Just how big that payday is going to be is the question. Few pundits doubt that his contract will be the richest contract ever given to a starting pitcher and guesses as to amounts have ranged from $22-26 million dollars per season with a four to seven year length of contract.

That’s just about the total payroll for some small market teams (Tampa Bay’s payroll is just over $24 million for 2007), and a big chunk of money even for the richest teams in the game. And even with all of that there isn’t a team in baseball who wouldn’t like to have Santana.

And right now that’s a problem for the Minnesota Twins.

No doubt the front office in Minnesota is scrambling and trying to figure out just if they can afford to pay him. The Twins this year are spending almost $72 million dollars on payroll and Santana’s salary of $13 million accounts to just about 20% of that. For a franchise looking at the wrong side of .500 this season, that’s a lot of money. But management has to ask themselves just how much worse this team would be without Santana?

The answer of course is that it depends on just what they could get for him.

Every team in baseball is thinking about this too. Just what can they offer? What can they afford to offer? And if they make the offer can they afford to sign him? Presumably any team who would consider putting together a package would do so contingent on negotiating a long term deal with the pitcher.

And the Twins are going to be listening. If they don’t re-sign Santana (or trade him) themselves, he’ll be gone after the 2008 season leaving the Twins with only a draft pick as compensation. That could happen regardless of the best efforts of the Twins. Santana has a no trade clause which he’ll have to waive for the team to move him, and he could decide that he’s going to test the free agent market regardless of what offers might get thrown to him or to the Twins.

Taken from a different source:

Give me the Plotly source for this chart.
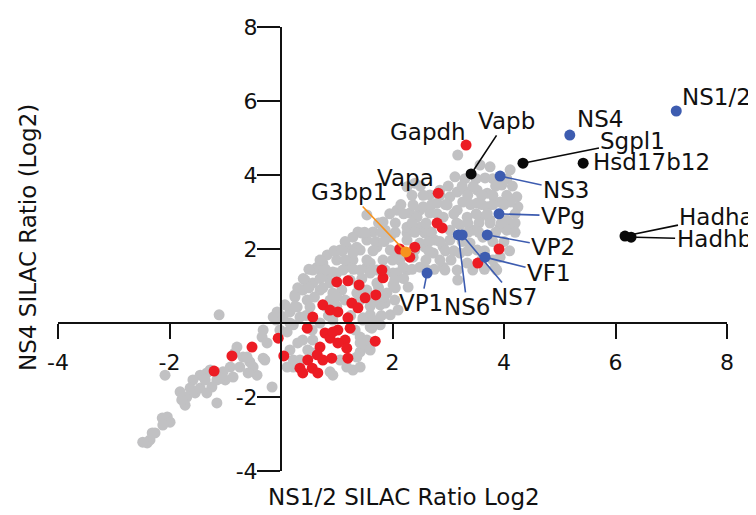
import plotly.graph_objects as go

# ---------------- data (log2 SILAC ratios) ----------------
gray_x = [-1.11, -0.05, -0.32, -0.34, -0.25, -0.79, -0.83, -0.68, -0.56, -0.29, -0.43, -0.16, -0.74, -0.91,
          -1.04, -0.86, -1.00, -1.15, -1.33, -1.45, -1.58, -1.63, -1.69, -1.72, -1.54, -1.45, -1.15, -2.08,
          -2.04, -2.13, -1.99, -2.12, -2.26, -2.35, -2.40, -1.24, -1.33, -0.61, -0.32, -1.78, -2.48, -2.31,
          -0.50, -0.59, -1.09, -1.27, -1.81, -1.36,
          0.22, 0.34, 0.93, 1.29, 1.42, 1.54, 1.60, 1.65, 1.47, 0.22, 0.11, 0.30, 0.16, 0.48, 1.42, 0.22,
          0.11, 0.57, 0.39, 0.57, 0.56, 0.70, 0.93, 1.63, 1.54, 1.42, 1.60, 1.36, 1.18, 1.42, 0.88, -0.02,
          -0.09, 1.06, 1.33,
          -0.07, -0.14, 0.04, 0.16, 0.29, 0.47, 0.39, 0.57, 0.34, 0.16, 0.52, 0.70, 0.83, 1.18, 1.54, 0.75,
          0.74, 1.29, 1.60, 1.36, 1.72, 2.13, 2.08, 1.60, 1.00, 1.78, 1.96, 1.60, 1.47, 1.54, 1.90, 2.01,
          1.72, 1.36, 1.09, 0.93, 1.15, 0.88,
          1.54, 1.38, 1.65, 1.83, 2.26, 2.40, 2.31, 2.49, 2.08, 1.87, 1.54, 1.29, 1.18, 1.42, 1.96, 2.26,
          2.44, 2.58, 2.58, 2.08, 1.83, 1.54, 1.24, 1.00, 0.75, 0.93, 1.11, 1.42, 1.72, 2.01, 2.26, 2.49,
          0.65, 1.45, 1.29,
          3.17, 3.12, 3.57, 3.75, 3.66, 4.11, 3.96, 4.23, 4.25, 4.11, 3.93, 3.70, 3.52, 3.34, 3.16, 3.03,
          3.26, 3.52, 3.70, 3.16, 2.98, 2.80, 2.55, 2.37, 2.44, 2.67, 2.91, 3.34, 3.57, 3.75, 4.05, 4.16,
          3.93, 2.26, 2.49, 2.62, 3.03, 3.44, 3.62, 3.03, 2.91, 3.39, 3.52, 2.49, 2.26, 2.37, 2.73, 3.21,
          3.34, 3.44, 3.16, 2.91, 2.62, 4.05, 3.93, 3.87, 2.19, 2.04, 1.87, 2.10, 3.17, 3.84, 2.94, 2.28,
          2.67, 2.85, 2.76, 3.21, 1.96, 2.40, 2.85, 1.87, 1.06, 0.83, 0.57, 0.43, 0.25, 0.07, 0.88, 1.24,
          1.42, 1.69, 2.04, 1.78,
          3.30, 3.50, 3.80, 4.05,
          2.50, 3.00, 3.25, 3.45, 3.85, 4.15,
          2.35, 2.55, 2.85, 3.35, 3.60, 3.80, 4.05,
          2.15, 2.70, 2.95, 3.40, 3.60, 3.80, 4.00,
          1.95, 2.20, 2.80, 3.10, 3.50, 3.70, 4.20,
          1.75, 2.05, 2.35, 2.60, 3.15, 3.35, 3.55, 3.75, 3.95, 4.20,
          1.50, 1.80, 2.05, 2.40, 2.70, 3.35, 3.55, 3.85, 4.20,
          1.15, 1.70, 1.85, 2.65, 2.85, 3.25, 3.80, 4.00,
          0.95, 1.10, 1.65, 2.65, 2.95, 3.10, 3.35, 3.65, 4.10,
          0.70, 1.15, 2.00, 2.60, 3.05, 3.60, 3.80,
          0.50, 0.80, 1.30, 2.35, 2.75, 3.65,
          0.40, 0.70, 1.45, 2.20,
          0.30, 0.50, 0.75, 1.40, 1.75, 2.05,
          0.25, 0.60, 1.00, 1.85,
          0.25, 0.80, 1.00, 1.60,
          0.45, 0.85, 1.25, 1.80]
gray_y = [0.22, 0.27, -0.19, -0.38, -0.54, -0.65, -0.81, -0.92, -1.05, -1.00, -1.41, -1.73, -1.19, -1.19,
          -1.32, -1.46, -1.54, -1.54, -1.35, -1.41, -1.54, -1.76, -2.00, -2.22, -1.89, -1.76, -2.16, -1.41,
          -2.54, -2.57, -2.68, -2.76, -2.97, -3.16, -3.24, -1.73, -1.89, -0.92, -0.95, -2.08, -3.22, -2.97,
          -1.19, -1.35, -1.49, -1.27, -1.86, -1.54,
          -1.19, -1.00, -1.41, -1.27, -0.78, -0.65, -0.11, 0.08, 0.14, -0.05, -0.24, -0.54, -0.73, -0.73,
          -0.38, -1.00, -1.19, -0.81, -0.46, -0.46, -0.19, 0.00, 0.08, -0.14, -0.46, -0.54, -0.73, -0.92,
          -1.19, -1.19, -1.32, -0.19, 0.08, -1.00, -0.19,
          0.30, 0.16, 0.16, 0.30, 0.43, 0.62, 0.89, 1.08, 0.16, 0.00, 0.43, 0.89, 1.24, 1.51, 1.51, 1.62,
          1.35, 1.70, 1.62, 2.05, 2.05, 1.70, 1.35, 1.35, 1.35, 0.49, 0.22, 0.22, 0.08, 0.89, 0.81, 1.03,
          1.08, 0.81, 0.89, 0.81, 0.62, 0.62,
          2.92, 2.46, 2.46, 2.73, 3.68, 3.78, 2.97, 3.05, 3.05, 2.51, 2.24, 2.32, 2.05, 1.97, 2.32, 2.43,
          2.51, 2.43, 2.05, 1.78, 1.70, 1.70, 1.70, 1.70, 1.57, 1.38, 1.43, 1.43, 1.43, 1.35, 1.43, 1.51,
          1.51, 2.43, 1.89,
          4.54, 3.95, 4.27, 4.22, 3.92, 4.14, 3.73, 3.41, 3.14, 3.27, 3.27, 3.51, 3.59, 3.54, 3.54, 3.41,
          3.27, 3.24, 3.14, 3.05, 3.19, 3.24, 3.14, 3.19, 2.86, 2.97, 2.86, 2.86, 2.86, 2.78, 2.78, 2.59,
          2.59, 2.59, 2.59, 2.51, 2.51, 2.51, 2.32, 2.24, 2.05, 2.16, 1.97, 2.16, 2.24, 1.78, 1.89, 1.89,
          1.62, 1.43, 1.43, 1.51, 1.43, 2.51, 1.78, 1.43, 1.51, 1.16, 0.54, 0.35, 1.16, 1.49, 1.43, 0.97,
          3.46, 3.59, 2.24, 2.65, 1.97, 1.97, 1.70, 1.43, 1.97, 1.84, 1.43, 1.16, 0.76, 0.49, 1.08, 1.16,
          0.62, 0.62, 0.62, -0.05,
          3.90, 3.90, 3.90, 3.90,
          3.70, 3.70, 3.70, 3.70, 3.70, 3.70,
          3.45, 3.45, 3.45, 3.45, 3.45, 3.45, 3.45,
          3.20, 3.20, 3.20, 3.20, 3.20, 3.20, 3.20,
          2.95, 2.95, 2.95, 2.95, 2.95, 2.95, 2.95,
          2.70, 2.70, 2.70, 2.70, 2.70, 2.70, 2.70, 2.70, 2.70, 2.70,
          2.45, 2.45, 2.45, 2.45, 2.45, 2.45, 2.45, 2.45, 2.45,
          2.20, 2.20, 2.20, 2.20, 2.20, 2.20, 2.20, 2.20,
          1.95, 1.95, 1.95, 1.95, 1.95, 1.95, 1.95, 1.95, 1.95,
          1.70, 1.70, 1.70, 1.70, 1.70, 1.70, 1.70,
          1.45, 1.45, 1.45, 1.45, 1.45, 1.45,
          1.20, 1.20, 1.20, 1.20,
          0.95, 0.95, 0.95, 0.95, 0.95, 0.95,
          0.70, 0.70, 0.70, 0.70,
          0.45, 0.45, 0.45, 0.45,
          0.20, 0.20, 0.20, 0.20]

red_x = [-1.20, -0.88, -0.52, -0.05, 0.05, 0.47, 0.57, 0.75, 0.88, 1.02, 1.00, 1.20, 1.40, 1.83, 1.70,
         1.51, 1.27, 1.38, 1.20, 1.24, 1.02, 0.79, 0.88, 1.15, 0.70, 1.02, 1.18, 1.69, 0.65, 0.91, 1.20,
         0.75, 0.48, 0.34, 0.56, 0.66, 0.39, 1.81, 2.80, 2.89, 2.13, 2.40, 2.31, 3.91, 3.53, 3.32, 2.82, 0.93]
red_y = [-1.30, -0.89, -0.65, -0.41, -0.89, -0.14, 0.16, 0.49, 0.35, 0.30, 1.11, 1.14, 1.03, 1.22, 0.76,
         0.68, 0.54, 0.41, 0.14, -0.14, -0.19, -0.27, -0.41, -0.46, -0.65, -0.54, -0.68, -0.49, -0.86, -0.95,
         -0.95, -1.00, -1.00, -1.22, -1.22, -1.35, -1.35, 1.43, 2.70, 2.57, 2.00, 2.05, 1.78, 2.00, 1.62,
         4.81, 3.51, -0.24]

blue_names = ["NS1/2", "NS4", "NS3", "VPg", "VP2", "NS6", "NS7", "VF1", "VP1"]
blue_x = [7.09, 5.18, 3.93, 3.91, 3.70, 3.18, 3.25, 3.66, 2.62]
blue_y = [5.73, 5.08, 3.97, 2.95, 2.38, 2.38, 2.38, 1.78, 1.35]

black_names = ["Vapb", "Sgpl1", "Hsd17b12", "Hadha", "Hadhb"]
black_x = [3.41, 4.34, 5.42, 6.17, 6.28]
black_y = [4.03, 4.32, 4.32, 2.35, 2.32]

red_names = ["Gapdh", "Vapa"]
red_named_x = [3.32, 2.82]
red_named_y = [4.81, 3.51]

orange_names = ["G3bp1"]
orange_x = [2.24]
orange_y = [1.92]

x_ticks = [-4, -2, 2, 4, 6, 8]
y_ticks = [-4, -2, 2, 4, 6, 8]

# ---------------- styling ----------------
GRAY = "#c1c1c3"
RED = "#ec1c24"
BLUE = "#3d5cb0"
BLACK = "#0a0a0a"
ORANGE = "#f7931e"
FONT = "DejaVu Sans"

fig = go.Figure()
fig.add_trace(go.Scatter(x=gray_x, y=gray_y, mode="markers",
                         marker=dict(color=GRAY, size=11, line=dict(width=0))))
fig.add_trace(go.Scatter(x=red_x, y=red_y, mode="markers",
                         marker=dict(color=RED, size=11, line=dict(width=0))))
fig.add_trace(go.Scatter(x=blue_x, y=blue_y, mode="markers",
                         marker=dict(color=BLUE, size=11, line=dict(width=0))))
fig.add_trace(go.Scatter(x=black_x, y=black_y, mode="markers",
                         marker=dict(color=BLACK, size=11, line=dict(width=0))))
fig.add_trace(go.Scatter(x=orange_x, y=orange_y, mode="markers",
                         marker=dict(color=ORANGE, size=11, line=dict(width=0))))

# label placement (pixel offsets)
plain = {  # no leader line
    "NS1/2": dict(xanchor="left", xshift=4, yshift=14),
    "NS4": dict(xanchor="left", xshift=5, yshift=16),
    "Hsd17b12": dict(xanchor="left", xshift=8, yshift=1),
    "Gapdh": dict(xanchor="right", xshift=2, yshift=13),
    "Vapa": dict(xanchor="right", xshift=-2, yshift=15),
}
leader = {  # with leader line: (ax, ay, colour)
    "Vapb": (35, -53, BLACK),
    "Sgpl1": (110, -22, BLACK),
    "Hadha": (92, -19, BLACK),
    "Hadhb": (83, 2, BLACK),
    "NS3": (66, 14, BLUE),
    "VPg": (64, 2, BLUE),
    "VP2": (66, 12, BLUE),
    "VF1": (64, 16, BLUE),
    "VP1": (-6, 30, BLUE),
    "NS6": (9, 72, BLUE),
    "NS7": (52, 62, BLUE),
    "G3bp1": (-57, -60, ORANGE),
}

names = blue_names + black_names + red_names + orange_names
xs = blue_x + black_x + red_named_x + orange_x
ys = blue_y + black_y + red_named_y + orange_y
for n, xv, yv in zip(names, xs, ys):
    if n in plain:
        fig.add_annotation(x=xv, y=yv, text=n, showarrow=False, yanchor="middle",
                           font=dict(family=FONT, size=23, color="#111"), **plain[n])
    else:
        ax, ay, col = leader[n]
        fig.add_annotation(x=xv, y=yv, text=n, showarrow=True, ax=ax, ay=ay,
                           arrowhead=0, arrowwidth=1.6, arrowcolor=col, standoff=5,
                           font=dict(family=FONT, size=23, color="#111"))

# axis titles (paper coords; plot area is 669 x 444 px)
fig.add_annotation(xref="paper", yref="paper", x=0.517, y=-0.059, xanchor="center", yanchor="middle",
                   text="NS1/2 SILAC Ratio Log2",
                   showarrow=False, font=dict(family=FONT, size=23, color="#111"))
fig.add_annotation(xref="paper", yref="paper", x=-0.045, y=0.527, xanchor="center", yanchor="middle",
                   text="NS4 SILAC Ratio (Log2)",
                   textangle=-90, showarrow=False, font=dict(family=FONT, size=23, color="#111"))

axis_common = dict(showgrid=False, zeroline=False, showline=True, linecolor="#111", linewidth=2,
                   ticks="outside", tickcolor="#111", tickwidth=2, anchor="free", position=1/3,
                   automargin=False, tickfont=dict(family=FONT, size=22, color="#111"))
fig.update_xaxes(range=[-4, 8], tickvals=x_ticks, ticktext=[str(t) for t in x_ticks],
                 ticklen=15, ticklabelstandoff=5, **axis_common)
fig.update_yaxes(range=[-4, 8], tickvals=y_ticks, ticktext=[str(t) for t in y_ticks],
                 ticklen=23, ticklabelstandoff=-5, **axis_common)

# page body has an 8px margin, so the figure is sized to fit the 756x515 window
fig.update_layout(width=748, height=507, margin=dict(l=50, r=29, t=19, b=44),
                  plot_bgcolor="white", paper_bgcolor="white", showlegend=False,
                  font=dict(family=FONT))

fig.write_html("out.html")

It’s unlikely however that Santana would have a problem however with a trade to a contending team who could afford to pay him - at least if that is what is important to Johan. If winning isn’t as important as the size of the check the market for his services grows.

While the usual suspects (Boston, New York, LA, and Anaheim) certainly can open their pocketbooks, it’s the young, loaded with up and coming talent teams who might be able to dangle the most attractive packages in front of the Twins, but that would be contingent on small market teams being willing to spend the money it would take to sign, rather than develop a pitcher who could be the cornerstone for a team.

But in the end it all comes down to Santana and what he wants. There are plenty of teams looking to rebuild, or searching for identity. There are teams like the Nationals with new owners, a new stadium and deep pockets. There are the rich large market teams hungry for an ace. And there is always the chance that the Twins will take a stab at locking down Santana and keeping him as the centerpiece of their organization.